Talks and presentations

Column Elimination for Large-Scale Integer Programming

June 23, 2023

Poster, IPCO, Madison, Wisconsin

Branch-and-cut-and-price is a state-of-the-art exact method for solving large- scale integer programming models, using column generation to solve linear programming relaxations of its subproblems. Column generation maintains a restricted set of variables and iteratively adds new variables by solving a pricing problem until an optimal basis is found. Recently, a new method has been developed that solves large- scale integer programming problems using branch-and-cut, that directly solves an arc flow formulation instead of solving pricing problems.
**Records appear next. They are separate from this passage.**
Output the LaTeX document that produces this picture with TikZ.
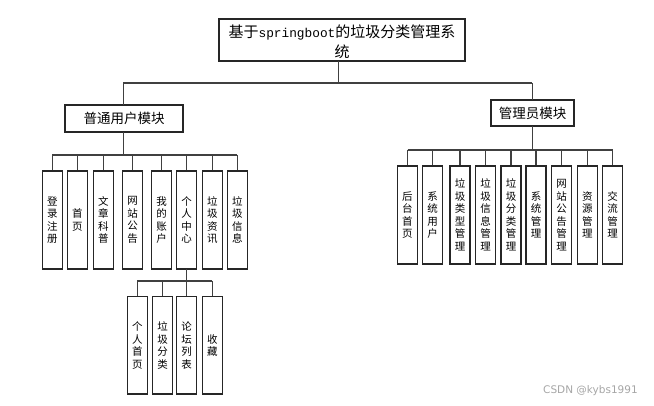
\documentclass[tikz,border=0pt]{standalone}
\usepackage{fontspec}
\setmainfont{Noto Sans CJK SC}
\newfontfamily\cjk{Noto Sans CJK SC}
\newfontfamily\monof{Liberation Mono}
\newfontfamily\wmfont{DejaVu Sans}
\begin{document}
\begin{tikzpicture}[x=1pt,y=-1pt,
  conn/.style={draw=black!75,line width=1.2pt},
  bx/.style={draw=black!85,line width=1.1pt,fill=white},
  leaf/.style={font=\cjk\fontsize{10.5}{12.5}\selectfont,align=center,inner sep=0pt}]
\useasboundingbox (0,0) rectangle (654,406);
% title
\draw[bx] (219,19) rectangle (465,61);
\node[inner sep=0pt,font=\cjk\fontsize{15}{20}\selectfont] (title) at (342,32) {基于{\monof\fontsize{12.8}{20}\selectfont springboot}的垃圾分类管理系};
\node[inner sep=0pt,font=\cjk\fontsize{15}{20}\selectfont] (title2) at (342,52) {统};
\coordinate (tb) at (338.3,61);
\coordinate (mb) at (338.3,83);
\coordinate (lb) at (123.3,83);
\coordinate (rb) at (532.3,83);
\draw[conn] (tb) -- (mb);
\draw[conn] (lb) -- (rb);
% left module
\draw[bx] (65,105) rectangle (183,132);
\node[inner sep=0pt,font=\cjk\fontsize{13.5}{16}\selectfont] (lm) at (124,118.5) {普通用户模块};
\draw[conn] (lb) -- (123.3,105);
% right module
\draw[bx] (491,100) rectangle (574,126);
\node[inner sep=0pt,font=\cjk\fontsize{13.5}{16}\selectfont] (rm) at (532.5,113) {管理员模块};
\draw[conn] (rb) -- (532.3,100);
% left children
\draw[conn] (123.3,132) -- (123.3,155);
\draw[conn] (52.3,155) -- (237.3,155);
\foreach \cx/\t [count=\i] in {52.3/{登\\录\\注\\册},77.3/{首\\页},103.3/{文\\章\\科\\普},132.7/{网\\站\\公\\告},161.7/{我\\的\\账\\户},186.7/{个\\人\\中\\心},212.3/{垃\\圾\\资\\讯},237.3/{垃\\圾\\信\\息}}{
  \draw[conn] (\cx,155) -- (\cx,171);
  \draw[bx] (\cx-10,171) rectangle (\cx+10,269);
  \node[leaf] (l\i) at (\cx,220) {\t};
}
% sub children
\draw[conn] (186.7,269) -- (186.7,281);
\draw[conn] (137.3,281) -- (211.7,281);
\foreach \cx/\t [count=\i] in {137.3/{个\\人\\首\\页},162.7/{垃\\圾\\分\\类},186.7/{论\\坛\\列\\表},212.3/{收\\藏}}{
  \draw[conn] (\cx,281) -- (\cx,296.7);
  \draw[bx] (\cx-10,296.7) rectangle (\cx+10,394);
  \node[leaf] (s\i) at (\cx,345.3) {\t};
}
% right children
\draw[conn] (532.3,126) -- (532.3,150);
\draw[conn] (407.5,150) -- (612.5,150);
\foreach \cx/\t [count=\i] in {407.3/{后\\台\\首\\页},432.7/{系\\统\\用\\户},460/{垃\\圾\\类\\型\\管\\理},485.7/{垃\\圾\\信\\息\\管\\理},511/{垃\\圾\\分\\类\\管\\理},536/{系\\统\\管\\理},561.7/{网\\站\\公\\告\\管\\理},587.3/{资\\源\\管\\理},612.7/{交\\流\\管\\理}}{
  \draw[conn] (\cx,150) -- (\cx,166);
  \draw[bx] (\cx-10,166) rectangle (\cx+10,264);
  \node[leaf] (r\i) at (\cx,215) {\t};
}
% watermark
\node[inner sep=0pt,anchor=west,text=black!35,font=\wmfont\fontsize{10.5}{12}\selectfont] (wm) at (543,391) {CSDN @kybs1991};
\end{tikzpicture}
\end{document}
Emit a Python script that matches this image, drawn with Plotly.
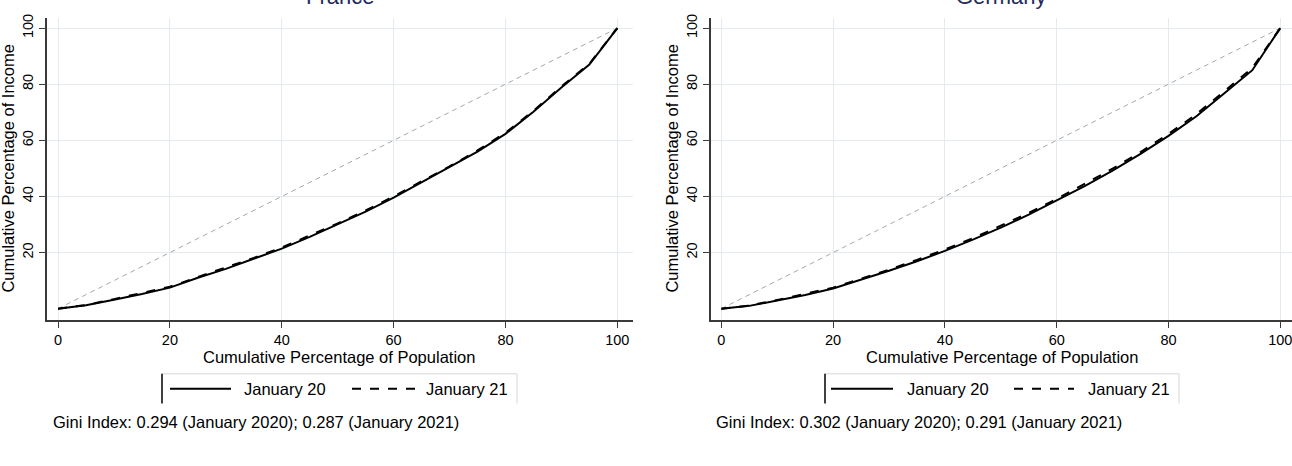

This new method maintains a relaxed set of variables and iteratively removes infeasible variables until an optimal solution to the relaxation is feasible to the original problem. The method has been used for specific applications, but not yet generalized. In this poster, we generalize this method to solve discrete optimization problems under the name column elimination. We give methodological insights including computational efficiencies and show promising experimental results on applications including the vehicle routing problem with time windows for which column elimination has not yet been applied.

Column Elimination for Capacitated Vehicle Routing Problems

May 31, 2023

Talk, CPAIOR, Nice, France

We introduce a column elimination procedure for the capacitated vehicle routing problem. Our procedure maintains a decision diagram to represent a relaxation of the set of feasible routes, over which we define a constrained network flow. The optimal solution corresponds to a collection of paths in the decision diagram and yields a dual bound. The column elimination process iteratively removes infeasible paths from the diagram to strengthen the relaxation. The network flow model can be solved as a linear program with a conventional solver or via a Lagrangian relaxation. To solve the Lagrangian subproblem more efficiently, we implement a special successive shortest paths algorithm. We introduce several cutting planes to strengthen the dual bound, including a new type of clique cut that exploits the structure of the decision diagram. We experimentally compare the bounds from column elimination with those from column generation for capacitated vehicle routing problems.

Comparing Column Elimination and Column Generation

October 17, 2022

Talk, INFORMS Annual Conference, Indiannapolis, IN

A method called Column Elimination was recently introduced to generate both lower bounds and optimal solutions for the graph coloring problem. Based on dynamic programming and decision diagrams, this exact method begins with a relaxed state space and refines this space at each iteration. Our work provides methodological and computational comparisons between Column Elimination and Column Generation; it uses the Capacitated Vehicle Routing Problem (CVRP) as a case study.

From Cliques to Colorings and Back Again

August 03, 2022

Talk, Constraint Programming Conference, Haifa, Israel

We present an exact algorithm for graph coloring and maximum clique problems based on SAT technology.

Graph Coloring using Decision Diagrams with Zykov Branching

January 25, 2022

Talk, INFORMS Computing Society Conference, Tampa Bay, FL

A recent work by van Hoeve introduced a decision diagram based iterative refinement algorithm for finding multi-path solutions to optimization problems. We study the addition of branch and bound to this algorithm, including the well-known Zykov branching rule for graph coloring.

Graph Coloring With Decision Diagrams: An Analysis Of Variable Ordering

October 25, 2021

Talk, INFORMS Annual Conference, Anaheim, CA

A decision diagram approach was recently introduced to generate lower bounds for the graph coloring problem. It uses compilation via iterative refinement, which requires a variable ordering to be specified in advance. Oftentimes no single variable ordering dominates all others for a set of problem instances. This work provides an analysis and experimental evaluation of different variable ordering strategies including using portfolios of variable orderings.